Here Sennott plays Danielle, a shiftless young Jewish woman flailing in college, working as a sugar baby and struggling on the cusp of late-millennial adulthood when she's forced to sit shiva for someone she doesn't even know at the behest of her parents (the always delightful Fred Melamed and a completely brilliant Polly Draper). There, her former girlfriend Maya (Molly Gordon) waits with pricks and barbs loaded; there an army of Jewish mothers make constant note of her fluctuating weight; there she learns her sugar daddy (Danny Deferrari) also knew the deceased, and he's brought along a wife and child Danielle never knew he had.
What follows is a relentless assault of familial and community pressure, Jewish family politics, hysterics and borderline horror movie levels of stress as Danielle's lies about college, her future career and her life come undone around her. Her mother needles endlessly, her sugar daddy acts like he's the wronged party—she can't even eke out a moment for a snack without comment. It's all punctuated by veteran film and television composer Ariel Marx's minimal but Hitchcockian score which takes a mere couple strings and builds a kind of tension that elevates an already sharp comedy into cinematic gold.

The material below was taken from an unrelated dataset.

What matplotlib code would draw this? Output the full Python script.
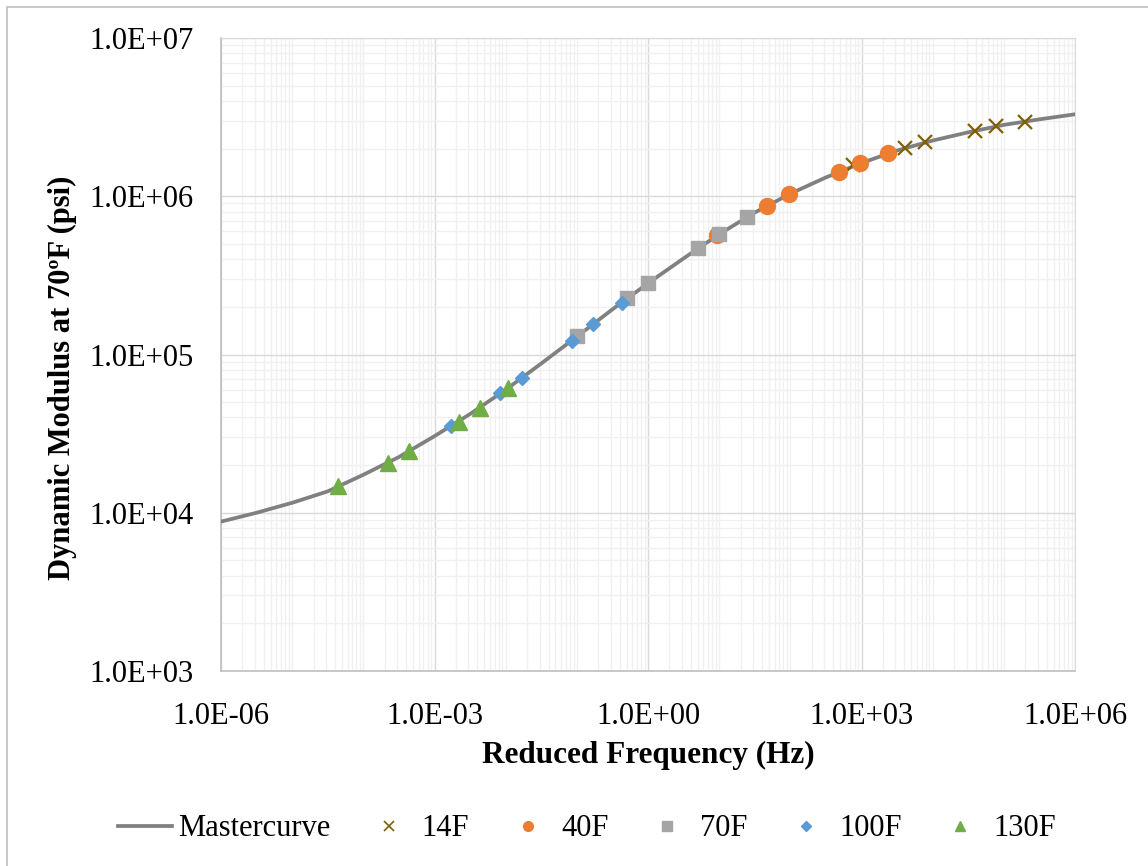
import matplotlib.pyplot as plt
from matplotlib.patches import Rectangle
from matplotlib.ticker import FixedLocator, LogLocator, FuncFormatter, NullFormatter
from matplotlib.lines import Line2D

plt.rcParams['font.family'] = ['Liberation Serif', 'DejaVu Serif']

# Mastercurve (every half decade)
curve_freq = [1e-6, 3.16e-6, 1e-5, 3.16e-5, 1e-4, 3.16e-4, 1e-3, 3.16e-3, 1e-2, 3.16e-2,
              1e-1, 3.16e-1, 1e0, 3.16e0, 1e1, 3.16e1, 1e2, 3.16e2, 1e3, 3.16e3,
              1e4, 3.16e4, 1e5, 3.16e5, 1e6]
curve_E = [8790, 10000, 11560, 13650, 17380, 22490, 30480, 42070, 59840, 87700,
           129700, 192800, 281800, 404600, 575400, 788800, 1.038e6, 1.315e6, 1.622e6, 1.945e6,
           2.249e6, 2.535e6, 2.825e6, 3.062e6, 3.296e6]

# measured points, reduced frequency (Hz) and |E*| (psi)
f_14 = [760, 4045, 7890, 3.98e4, 7.85e4, 1.96e5]
E_14 = [1.58e6, 2.01e6, 2.19e6, 2.60e6, 2.78e6, 2.96e6]
f_40 = [9.35, 47.7, 95.9, 478, 944, 2355]
E_40 = [5.70e5, 8.73e5, 1.03e6, 1.43e6, 1.62e6, 1.87e6]
f_70 = [0.1, 0.5, 1.0, 5.0, 10, 25]
E_70 = [1.30e5, 2.27e5, 2.82e5, 4.69e5, 5.78e5, 7.43e5]
f_100 = [1.68e-3, 8.3e-3, 1.71e-2, 8.6e-2, 0.17, 0.425]
E_100 = [3.54e4, 5.69e4, 7.15e4, 1.22e5, 1.55e5, 2.13e5]
f_130 = [4.45e-5, 2.24e-4, 4.42e-4, 2.22e-3, 4.35e-3, 1.08e-2]
E_130 = [1.47e4, 2.07e4, 2.44e4, 3.77e4, 4.62e4, 6.12e4]

x_ticks = [1e-6, 1e-3, 1e0, 1e3, 1e6]
y_ticks = [1e3, 1e4, 1e5, 1e6, 1e7]

fig = plt.figure(figsize=(11.48, 8.66), dpi=100)
ax = fig.add_axes([221/1148, 1 - 671/866, 854/1148, 633/866])

ax.plot(curve_freq, curve_E, color="#808080", lw=2.7, label="Mastercurve", zorder=3)
ax.plot(f_14, E_14, ls="none", marker="x", ms=10, mew=1.6, color="#7f6000", label="14F", zorder=4)
ax.plot(f_40, E_40, ls="none", marker="o", ms=11.5, color="#ed7d31", label="40F", zorder=5)
ax.plot(f_70, E_70, ls="none", marker="s", ms=10, color="#a5a5a5", label="70F", zorder=6)
ax.plot(f_100, E_100, ls="none", marker="D", ms=7, color="#5b9bd5", label="100F", zorder=7)
ax.plot(f_130, E_130, ls="none", marker="^", ms=11, color="#70ad47", label="130F", zorder=8)

ax.set_xscale("log")
ax.set_yscale("log")
ax.set_xlim(1e-6, 1e6)
ax.set_ylim(1e3, 1e7)

sci = FuncFormatter(lambda v, p: f"{v:.1E}")
ax.xaxis.set_major_locator(FixedLocator(x_ticks))
ax.xaxis.set_minor_locator(LogLocator(base=10, subs=range(1, 10), numticks=100))
ax.yaxis.set_major_locator(FixedLocator(y_ticks))
ax.yaxis.set_minor_locator(LogLocator(base=10, subs=range(2, 10), numticks=100))
ax.xaxis.set_major_formatter(sci)
ax.yaxis.set_major_formatter(sci)
ax.xaxis.set_minor_formatter(NullFormatter())
ax.yaxis.set_minor_formatter(NullFormatter())

ax.grid(True, which="minor", color="#f0f0f0", lw=1.0, zorder=0)
ax.grid(True, which="major", color="#d9d9d9", lw=1.0, zorder=1)
ax.set_axisbelow(True)
ax.tick_params(which="both", length=0)
ax.tick_params(axis="x", labelsize=22, pad=22)
ax.tick_params(axis="y", labelsize=22, pad=20)

for s in ["top", "right"]:
    ax.spines[s].set_color("#d9d9d9")
for s in ["left", "bottom"]:
    ax.spines[s].set_color("#bfbfbf")
    ax.spines[s].set_linewidth(1.2)

ax.set_xlabel("Reduced Frequency (Hz)", fontsize=22.5, fontweight="bold", va="center")
ax.xaxis.set_label_coords(0.5, -0.133)
ax.set_ylabel("Dynamic Modulus at 70ºF (psi)", fontsize=22, fontweight="bold", va="center", ha="center")
ax.yaxis.set_label_coords(-0.186, 0.463)

handles = [
    Line2D([], [], color="#808080", lw=2.7),
    Line2D([], [], ls="none", marker="x", ms=7, mew=1.2, color="#7f6000"),
    Line2D([], [], ls="none", marker="o", ms=7, color="#ed7d31"),
    Line2D([], [], ls="none", marker="s", ms=6.5, color="#a5a5a5"),
    Line2D([], [], ls="none", marker="D", ms=5, color="#5b9bd5"),
    Line2D([], [], ls="none", marker="^", ms=7, color="#70ad47"),
]
labels = ["Mastercurve", "14F", "40F", "70F", "100F", "130F"]
fig.legend(handles, labels, loc="center", bbox_to_anchor=(587/1148, 1 - 829/866), ncol=6,
           frameon=False, fontsize=22, handlelength=1.75, handletextpad=0.2, columnspacing=1.05)

# chart frame (only left and top edges fall inside the image)
fig.add_artist(Rectangle((7/1148, -0.05), 1.2, 1.05 - 7/866, transform=fig.transFigure,
                         fill=False, ec="#bfbfbf", lw=1.2))

fig.savefig("out.png", dpi=100)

Yes, Shiva Baby is quite funny, but in scenes where Danielle's eyes go dead and the flop sweat trickles down her cheeks, a building, stabbing barrage of the absurd feels all too harrowing and all too relatable. Sennott dominates despite notable turns from the entire cast (shoutout to Dianna Agron as the sugar daddy's wife who may or may not know about Danielle) right up until the very last seconds wherein Seligman pulls us out of the perilous nosedive, leaving an open-ended bit of mystery hanging silently alongside one of the most meaningful moments of hope ever captured on film.
9
+Sennott's fantastic; the score; razor-sharp writing
-Kinda must know a little about Jewish families
Shiva Baby
Directed by Seligman
With Sennott, Draper, Gordon and Melamed
Santa Fe Independent Film Festival, NR, 77 min.